Le conférencier a d’emblée présenté les définitions exactes de certaines notions. D’abord concernant la qualification de pays riche en ressources.
Un pays est dit riche en ressources en hydrocarbures et/ou en ressources minérales s’il satisfait aux critères suivants : Un pourcentage moyen de recettes dérivant des hydrocarbures et/ou des minerais représentant au moins 25 % des recettes budgétaires totales pour les trois années précédentes ; ou n pourcentage moyen des recettes d’exportation des hydrocarbures et/ou des minerais représentant au moins 25 % des recettes totales d’exportation pour les trois années précédentes. » (FMI, 2004).
S’agissant des caractéristiques des Industries Extractives (IE), le conférencier a précisé qu’elles sont propriété de l’Etat ; non renouvelables ; génèrent beaucoup de richesses, sont source de grande corruption ; sont convoitées par les multinationales et les grandes puissances mondiales et suscitent conflits et guerres civiles.
De grands défis à relever
Et pour les défis des IE selon l’approche Gouvernement/Citoyens ils se résument à la décision d’extraire ; obtenir des conditions avantageuses ; assurer la transparence des revenus ; gérer des ressources volatiles et investir pour un développement durable.
L’exploitation des IE pose souvent des problèmes aux pays exploitants. Sur ce point, le conférencier a fait état de la thèse de la croissance appauvrissante de Bhagwati qui démontre que l’intégration des pays riches en ressources dans le commerce international par le biais d’une spécialisation dans l’exportation des produits primaires, peut se traduire par un processus d’appauvrissement desdits pays.

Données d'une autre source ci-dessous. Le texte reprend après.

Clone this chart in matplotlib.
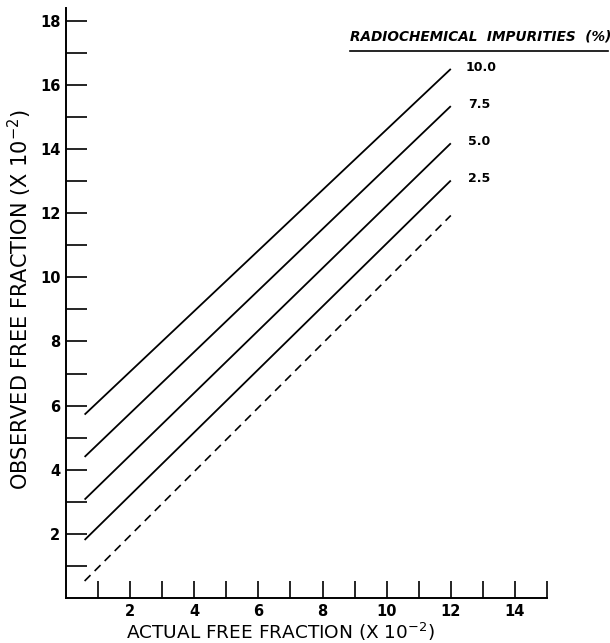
import numpy as np
import matplotlib.pyplot as plt
from matplotlib.ticker import FixedLocator

# impurity levels (%) and the end points of each line
impurities = ['10.0', '7.5', '5.0', '2.5']
x_start = 0.58
x_end = 12.0
y_start = [5.72, 4.40, 3.07, 1.81]
y_end = [16.50, 15.34, 14.18, 13.02]

# dashed reference line (observed == actual)
ref_x = [0.58, 12.0]
ref_y = [0.53, 11.93]

W, H = 610, 643
fig = plt.figure(figsize=(W / 100, H / 100), dpi=100)
x0, x1 = 66, 547      # pixel position of x=0 and x=15
y0, y1 = 598, 8       # pixel position of y=0 and y=18.4
ax = fig.add_axes([x0 / W, 1 - y0 / H, (x1 - x0) / W, (y0 - y1) / H])

for ys, ye in zip(y_start, y_end):
    ax.plot([x_start, x_end], [ys, ye], color='black', lw=1.3, solid_capstyle='butt')
ax.plot(ref_x, ref_y, color='black', lw=1.2, ls=(0, (5, 3.5)))

for lab, ye in zip(impurities, y_end):
    ax.text(12.55 if lab != '10.0' else 12.45, ye + 0.05, lab, fontsize=9,
            fontweight='bold', va='center', ha='left')

ax.text(8.85, 17.3, 'RADIOCHEMICAL  IMPURITIES  (%)', fontsize=9.8, fontweight='bold',
        style='italic', ha='left', va='bottom')
ax.plot([8.85, 16.9], [17.05, 17.05], color='black', lw=1.2, clip_on=False)

ax.set_xlim(0, 15)
ax.set_ylim(0, 18.4)

ax.spines['top'].set_visible(False)
ax.spines['right'].set_visible(False)
for s in ['left', 'bottom']:
    ax.spines[s].set_linewidth(1.4)

ax.xaxis.set_major_locator(FixedLocator(np.arange(2, 15, 2)))
ax.xaxis.set_minor_locator(FixedLocator([1, 3, 5, 7, 9, 11, 13, 15]))
ax.yaxis.set_major_locator(FixedLocator(np.arange(2, 19, 2)))
ax.yaxis.set_minor_locator(FixedLocator(np.arange(1, 18, 2)))

ax.tick_params(axis='x', which='both', direction='in', length=12, width=1.2,
               labelsize=10.5, pad=4)
ax.tick_params(axis='y', which='both', direction='in', length=15, width=1.2,
               labelsize=10.5, pad=4)
for t in ax.get_xticklabels() + ax.get_yticklabels():
    t.set_fontweight('bold')

ax.set_xlabel('ACTUAL FREE FRACTION (X 10$^{-2}$)', fontsize=13.3)
ax.set_ylabel('OBSERVED FREE FRACTION (X 10$^{-2}$)', fontsize=15)
ax.xaxis.set_label_coords(0.445, -34 / 590, transform=ax.transAxes)
ax.yaxis.set_label_coords(-46 / 481, 0.505, transform=ax.transAxes)
ax.xaxis.label.set_va('center')
ax.yaxis.label.set_va('center')

fig.savefig('out.png', dpi=100)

Cette théorie repose sur une idée simple selon laquelle une amélioration de la capacité d’offre de certains produits existants, exportés, tend à faire baisser leur prix sur les marchés mondiaux, à un point tel que la croissance devient paradoxalement dommageable.

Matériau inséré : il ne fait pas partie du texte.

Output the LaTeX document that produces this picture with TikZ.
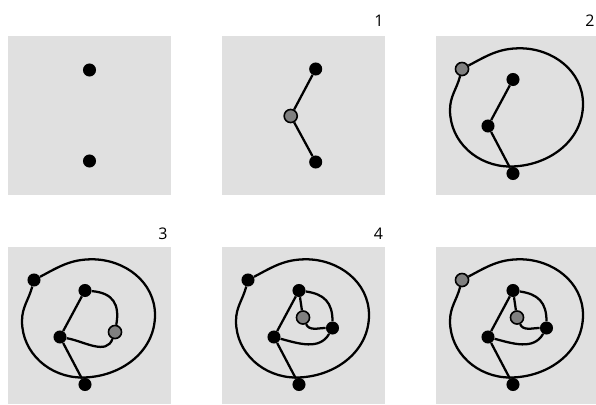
\documentclass[tikz,border=0pt]{standalone}
\usepackage{fontspec}
\setmainfont{Open Sans}
\definecolor{panel}{HTML}{E0E0E0}
\begin{document}
\begin{tikzpicture}[x=0.75pt, y=0.75pt, every node/.style={font=\fontsize{12}{14}\selectfont},
    dot/.style={circle, fill=black, inner sep=0pt, minimum size=9.8pt},
    gdot/.style={circle, draw, fill=gray, line width=1.2pt, inner sep=0pt, minimum size=9.8pt},
    ln/.style={line width=1.7pt}]
\useasboundingbox (0,0) rectangle (596,-404);
% riquadri
\foreach \x/\y/\w/\h in {8/36/163/159, 222/36/163/159, 436/36/160/159, 8/247/163/157, 222/247/163/157, 436/247/160/157} {
    \fill[panel] (\x,-\y) rectangle ++(\w,-\h);
}
% numeri
\node (l1) at (379,-20.5) {1};
\node (l2) at (590,-20.5) {2};
\node (l3) at (163,-234) {3};
\node (l4) at (378.5,-234) {4};
% (a) due punti
\begin{scope}[shift={(8,-36)}]
    \node[dot] (ta) at (81.5,-34) {};
    \node[dot] (ba) at (81.5,-125) {};
\end{scope}
% (b) primo taglio
\begin{scope}[shift={(222,-36)}]
    \node[dot] (tb) at (93.7,-33) {};
    \node[gdot] (mb) at (68.7,-80) {};
    \node[dot] (bb) at (93.7,-126) {};
\end{scope}
\draw[ln] (tb)--(mb)--(bb);
% albero e anello esterno
\foreach \p/\x/\y/\os in {c/436/36/gdot, d/8/247/dot, e/222/247/dot, f/436/247/gdot} {
    \begin{scope}[shift={(\x,-\y)}]
        \node[\os] (o\p) at (26,-33) {};
        \node[dot] (t\p) at (77,-43.5) {};
        \node[dot] (m\p) at (52,-90) {};
        \node[dot] (b\p) at (77,-137.5) {};
        \draw[ln] (t\p)--(m\p)--(b\p);
        \draw[ln] (o\p) to[out=28,in=180] (84,-12.3) to[out=0,in=90] (147,-68)
            to[out=-90,in=0] (74,-130.5) to[out=180,in=-90] (14,-74) to[out=90,in=255] (o\p);
    \end{scope}
}
% (d)
\begin{scope}[shift={(8,-247)}]
    \node[gdot] (gd) at (107,-85) {};
\end{scope}
\draw[ln] (td) to[out=-5,in=80,looseness=1.3] (gd) to[out=-110,in=-10] (md);
% (e) e (f)
\foreach \p/\x/\y in {e/222/247, f/436/247} {
    \begin{scope}[shift={(\x,-\y)}]
        \node[gdot] (c\p) at (81,-70.5) {};
        \node[dot] (r\p) at (110.5,-81) {};
    \end{scope}
    \draw[ln] (t\p)--(c\p);
    \draw[ln] (t\p) to[out=-8,in=90,looseness=1.2] (r\p);
    \draw[ln] (c\p) to[out=-65,in=180] (r\p);
    \draw[ln] (m\p) to[out=-15,in=-120] (r\p);
}
\end{tikzpicture}
\end{document}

Autres problèmes posés par l’exploitation des IE : Développement des enclaves économiques ; Volatilité des cours ; Corruption et détournements ; Pauvreté, exclusion, inégalités ; Conflits armés, guerres civiles ; Revendications indépendantistes et Dégradation de l’environnement.

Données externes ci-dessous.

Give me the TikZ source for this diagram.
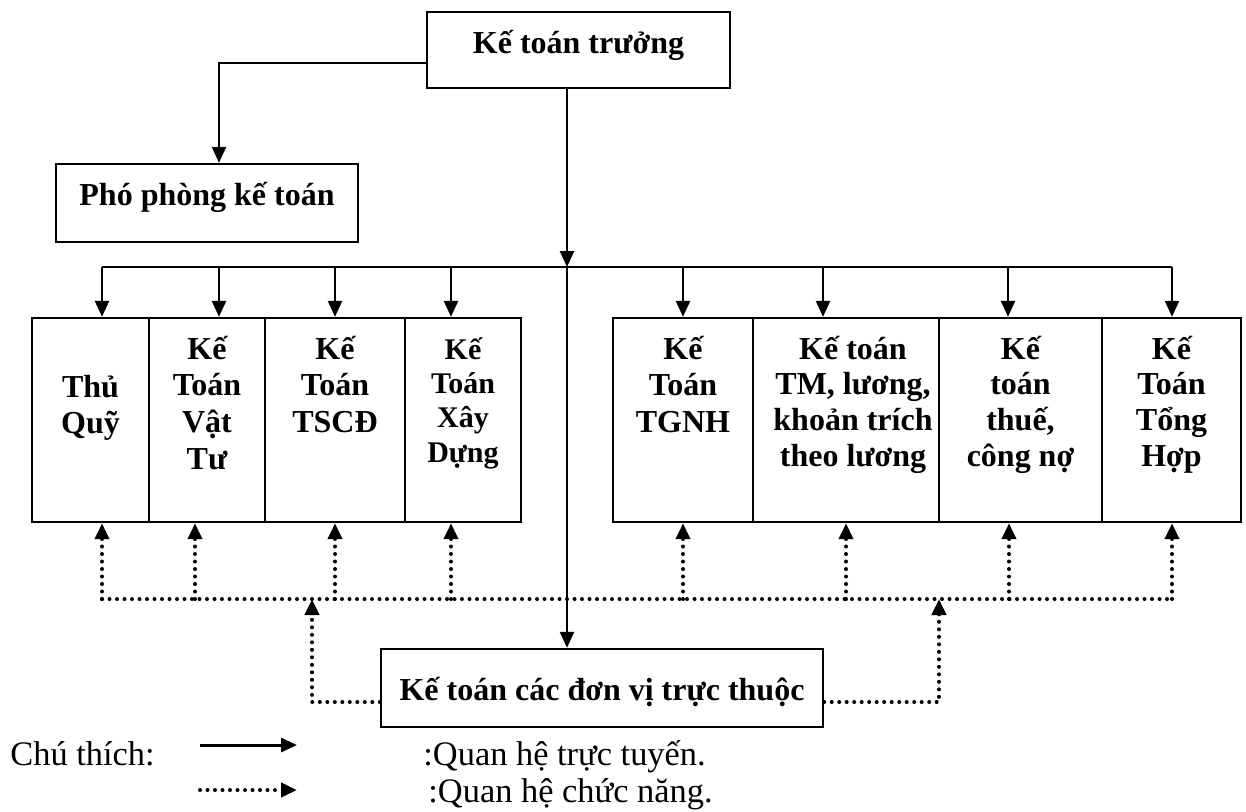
\documentclass[tikz,border=0pt]{standalone}
\usepackage{fontspec}
\setmainfont{Liberation Serif}
\usetikzlibrary{arrows.meta}
\begin{document}
\begin{tikzpicture}[x=0.5pt,y=-0.5pt,
  box/.style={draw,line width=1.2pt,rectangle,inner sep=0pt},
  solidarr/.style={line width=1.25pt,-{Triangle[width=7pt,length=8pt]}},
  plainline/.style={line width=1.25pt},
  dotline/.style={line width=2pt,line cap=round,dash pattern=on 0pt off 3.75pt},
  dotarr/.style={dotline,-{Triangle[width=7pt,length=8pt]}},
  boxfont/.style={font=\fontsize{16}{18.4}\selectfont\bfseries,inner sep=0pt},
  celltext/.style={boxfont,align=flush center,anchor=base},
  fourline/.style={font=\fontsize{16}{17.9}\selectfont\bfseries},
  legfont/.style={font=\fontsize{17.2}{20}\selectfont,inner sep=0pt,anchor=base west},
]
\useasboundingbox (0,0) rectangle (1246,811);

% boxes
\node[box,minimum width=151.5pt,minimum height=38pt] (kt) at (578.5,50) {};
\node[box,minimum width=151pt,minimum height=39pt] (pp) at (207,203) {};
\node[box,minimum width=58.5pt,minimum height=102pt] (c1) at (90.5,420) {};
\node[box,minimum width=58pt,minimum height=102pt] (c2) at (207,420) {};
\node[box,minimum width=70pt,minimum height=102pt] (c3) at (335,420) {};
\node[box,minimum width=58pt,minimum height=102pt] (c4) at (463,420) {};
\node[box,minimum width=70pt,minimum height=102pt] (c5) at (683,420) {};
\node[box,minimum width=93pt,minimum height=102pt] (c6) at (846,420) {};
\node[box,minimum width=81.5pt,minimum height=102pt] (c7) at (1020.5,420) {};
\node[box,minimum width=69.5pt,minimum height=102pt] (c8) at (1171.5,420) {};
\node[box,minimum width=221pt,minimum height=39pt] (db) at (602,688) {};

% box texts
\node[boxfont,anchor=base] (tkt) at (578.5,53) {Kế toán trưởng};
\node[boxfont,anchor=base] (tpp) at (207,205) {Phó phòng kế toán};
\node[celltext,text width=55pt] (t1) at (90.5,397) {Thủ\\Quỹ};
\node[celltext,text width=55pt] (t2) at (207,359) {Kế\\Toán\\Vật\\Tư};
\node[celltext,text width=65pt] (t3) at (335,359) {Kế\\Toán\\TSCĐ};
\node[celltext,text width=55pt,font=\fontsize{15}{17.2}\selectfont\bfseries] (t4) at (463,359) {Kế\\Toán\\Xây\\Dựng};
\node[celltext,text width=65pt] (t5) at (683,359) {Kế\\Toán\\TGNH};
\node[celltext,fourline,text width=88pt] (t6) at (853,359) {Kế toán\\TM, lương,\\khoản trích\\theo lương};
\node[celltext,fourline,text width=78pt] (t7) at (1020.5,359) {Kế\\toán\\thuế,\\công nợ};
\node[celltext,fourline,text width=65pt] (t8) at (1171.5,359) {Kế\\Toán\\Tổng\\Hợp};
\node[boxfont,anchor=base] (tdb) at (602,700) {Kế toán các đơn vị trực thuộc};

% line relations
\coordinate (ppx) at (219,63);
\draw[solidarr] (kt.west |- ppx) -- (ppx) -- (ppx |- pp.north);
\coordinate (spine) at (567,267);
\draw[solidarr] (kt.south -| spine) -- (spine);
\draw[solidarr] (spine) -- (spine |- db.north);
\coordinate (busL) at (102,267);
\coordinate (busR) at (1172,267);
\draw[plainline] (busL) -- (busR);
\foreach \x/\n in {102/c1,219/c2,335/c3,451/c4,683/c5,823/c6,1008/c7,1172/c8}
  \draw[solidarr] (\x,267) -- (\x,267 |- \n.north);

% functional relations
\coordinate (dbusL) at (102,599);
\coordinate (dbusR) at (1172,599);
\draw[dotline] (dbusL) -- (dbusR);
\foreach \x/\n in {102/c1,195/c2,335/c3,451/c4,683/c5,846/c6,1009/c7,1172/c8}
  \draw[dotarr] (\x,599) -- (\x,599 |- \n.south);
\coordinate (dl) at (312,599);
\coordinate (dr) at (939,599);
\draw[dotarr] ([yshift=-7pt]db.west) -| (dl);
\draw[dotarr] ([yshift=-7pt]db.east) -| (dr);

% legend
\node[legfont] (lg) at (10,765) {Chú thích:};
\coordinate (ls1) at (200,745);
\coordinate (le1) at (297,745);
\coordinate (ls2) at (200,790);
\coordinate (le2) at (297,790);
\draw[solidarr,line width=1.5pt] (ls1) -- (le1);
\draw[dotarr] (ls2) -- (le2);
\node[legfont] (lg1) at (423,765) {:Quan hệ trực tuyến.};
\node[legfont] (lg2) at (428,802) {:Quan hệ chức năng.};
\end{tikzpicture}
\end{document}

Abordant les dimensions politico-économiques, le conférencier a fait état de l’émergence d’Etats rentiers, déconnectés des populations à la base, gérés de manière solitaire pour conserver la rente, soucieux d’entretenir les forces armées et de sécurité, d’où la récurrence des troubles dans les zones d’exploitation, préoccupés par la gestion d’une économie rentière au service du maintien de la stabilité sociopolitique.
La gestion de cette économie rentière pose problème. Elle se manifeste par l’opacité (cas des comptes hors budget) ;la faible lisibilité des revenus pétroliers ; un cadre juridique souvent inexistant ou existant et non appliqué et l’absence de codification dans l’utilisation des recettes pétrolières (paiement dette extérieure, paiements exceptionnels).
La dimension économique se caractérise plus spécifiquement par le paradoxe de l’abondance, la malédiction des ressources naturelles, le syndrome hollandais, les enclaves économiques et la désarticulation de l’économie (thèse de Bairoch).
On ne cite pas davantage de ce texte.